Increased Employee Engagement
Change management exercises can lead to increased employee engagement by involving staff in the change process, building trust through transparent communication, enabling skill development, and fostering collaboration, all of which make employees feel valued, confident, and committed to embracing and driving the desired changes within the organization.
Enhanced Team Collaboration
Change management exercises can enhance team collaboration by providing opportunities for employees to work together in a structured and supportive environment. These exercises encourage the sharing of ideas, problem-solving, and mutual support among team members, which not only helps them adapt to change more effectively but strengthens their overall teamwork and communication skills. As teams successfully navigate change, they develop a sense of unity and camaraderie that extends beyond the exercise, leading to improved collaboration in everyday work scenarios.
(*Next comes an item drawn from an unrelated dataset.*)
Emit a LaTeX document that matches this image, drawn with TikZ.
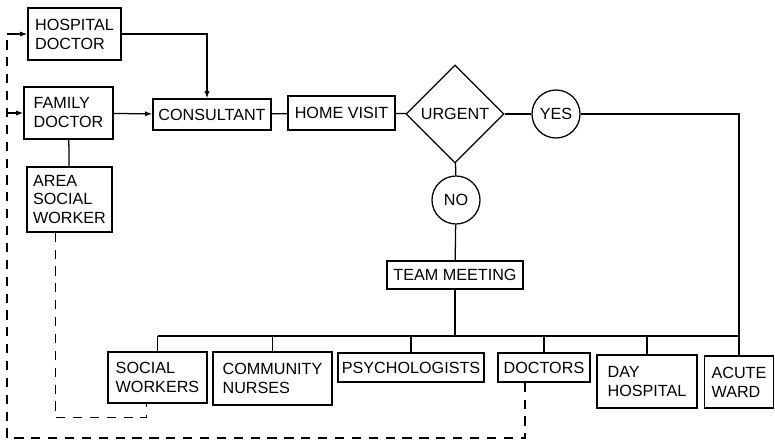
\documentclass[tikz,border=0pt]{standalone}
\usepackage{fontspec}
\setmainfont{Liberation Sans}
\usetikzlibrary{shapes.geometric,arrows.meta,positioning,calc}

\begin{document}
\begin{tikzpicture}[x=0.025cm, y=-0.025cm,
    box/.style={rectangle, draw=black, line width=0.9pt, fill=white,
                inner sep=2pt, align=left,
                font=\fontsize{11.5}{13.5}\selectfont},
    dec/.style={diamond, draw=black, line width=0.9pt, inner sep=0pt,
                minimum width=2.45cm, minimum height=2.45cm,
                font=\fontsize{11.5}{13.5}\selectfont},
    ans/.style={circle, draw=black, line width=0.9pt, inner sep=0pt,
                minimum size=1.2cm, font=\fontsize{11.5}{13.5}\selectfont},
    arr/.style={-{Latex[length=1.8mm,width=1.3mm]}, line width=0.9pt},
    ln/.style={line width=0.9pt},
    dashline/.style={line width=0.9pt, dash pattern=on 6.5pt off 5.5pt}
]
  \useasboundingbox (0,0) rectangle (775,440);

  % Referrers (left column)
  \node[box, minimum width=2.325cm, minimum height=1.3cm]   (hosp) at (74.5,34)  {HOSPITAL\\DOCTOR};
  \node[box, minimum width=2.225cm, minimum height=1.3cm]   (fam)  at (68.5,113) {FAMILY\\DOCTOR};
  \node[box, minimum width=2.125cm, minimum height=1.625cm] (asw)  at (69.5,199.5) {AREA\\SOCIAL\\WORKER};

  % Assessment row
  \node[box, minimum width=2.95cm, minimum height=0.775cm]  (cons) at (212,114.5) {CONSULTANT};
  \node[box, minimum width=2.675cm, minimum height=0.85cm]  (home) at (341.5,113) {HOME VISIT};
  \node[dec] (urgent) at (455,114) {URGENT};
  \node[ans] (yes) at (556,114) {YES};
  \node[ans] (no)  at (456,200) {NO};
  \node[box, minimum width=3.4cm, minimum height=0.7cm] (team) at (455,275) {TEAM MEETING};

  % Services (bottom row)
  \node[box, minimum width=2.475cm, minimum height=1.275cm] (sw)    at (157.5,377.5) {SOCIAL\\WORKERS};
  \node[box, minimum width=2.975cm, minimum height=1.325cm] (cn)    at (272.5,378.5) {COMMUNITY\\NURSES};
  \node[box, minimum width=3.65cm, minimum height=0.725cm]  (psy)   at (411,367.5) {PSYCHOLOGISTS};
  \node[box, minimum width=2.3cm, minimum height=0.725cm]   (doc)   at (544,367.5) {DOCTORS};
  \node[box, minimum width=2.5cm, minimum height=1.325cm]   (day)   at (647,381.5) {DAY\\HOSPITAL};
  \node[box, minimum width=1.725cm, minimum height=1.3cm]   (acute) at (739,382)   {ACUTE\\WARD};

  \coordinate (bus)  at (0,336);
  \coordinate (loop) at (7,438);

  % Referral arrows
  \draw[arr] (hosp.east) -| ($(cons.north)+(-5,0)$);
  \draw[arr] (fam) -- (cons);
  \draw[ln] (fam) -- (asw);
  \draw[ln] (cons) -- (home);
  \draw[ln] (home) -- (urgent);
  \draw[ln] (urgent) -- (yes);
  \draw[ln] (urgent) -- (no);
  \draw[ln] (no) -- (team);

  % Distribution bus
  \draw[ln] (yes.east) -| (acute.north);
  \draw[ln] (team.south) -- (team.south |- bus);
  \draw[ln] (sw.north |- bus) -- (acute.north |- bus);
  \foreach \n in {sw,cn,psy,doc,day}
    \draw[ln] (\n.north) -- (\n.north |- bus);

  % Feedback loops (dashed)
  \draw[dashline] ($(asw.south)+(-14,0)$) -- ++(0,185) -| ($(sw.south)+(-11,0)$);
  \draw[dashline] ($(doc.south)+(-19,0)$) |- (loop) -- (loop |- hosp.west);
  \draw[arr] (loop |- hosp.west) -- (hosp.west);
  \draw[arr] (loop |- fam.west) -- (fam.west);
\end{tikzpicture}
\end{document}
Improved Adaptability and Resilience
Change management exercises can improve adaptability and resilience by subjecting participants to various simulated change scenarios, encouraging them to explore innovative solutions, and learning to navigate uncertainty effectively. These exercises create a safe space for individuals and teams to experiment with different approaches, develop problem-solving skills, and become more agile in responding to unexpected challenges, ultimately enhancing their capacity to adapt and thrive in dynamic and ever-changing work environments.
Maximize your change management strategy with fun exercises
Change enablers know that there’s no perfect change strategy. Fun and games may seem like a strange change management activity, but they can impact hard-to-reach areas of company culture.
In the current climate, researchers from Gartner advise that trust and team cohesion are two of the most important qualities change leaders should encourage in their organizations.
To do this, exercises and activities are just one of the change management tools that experienced change practitioners use.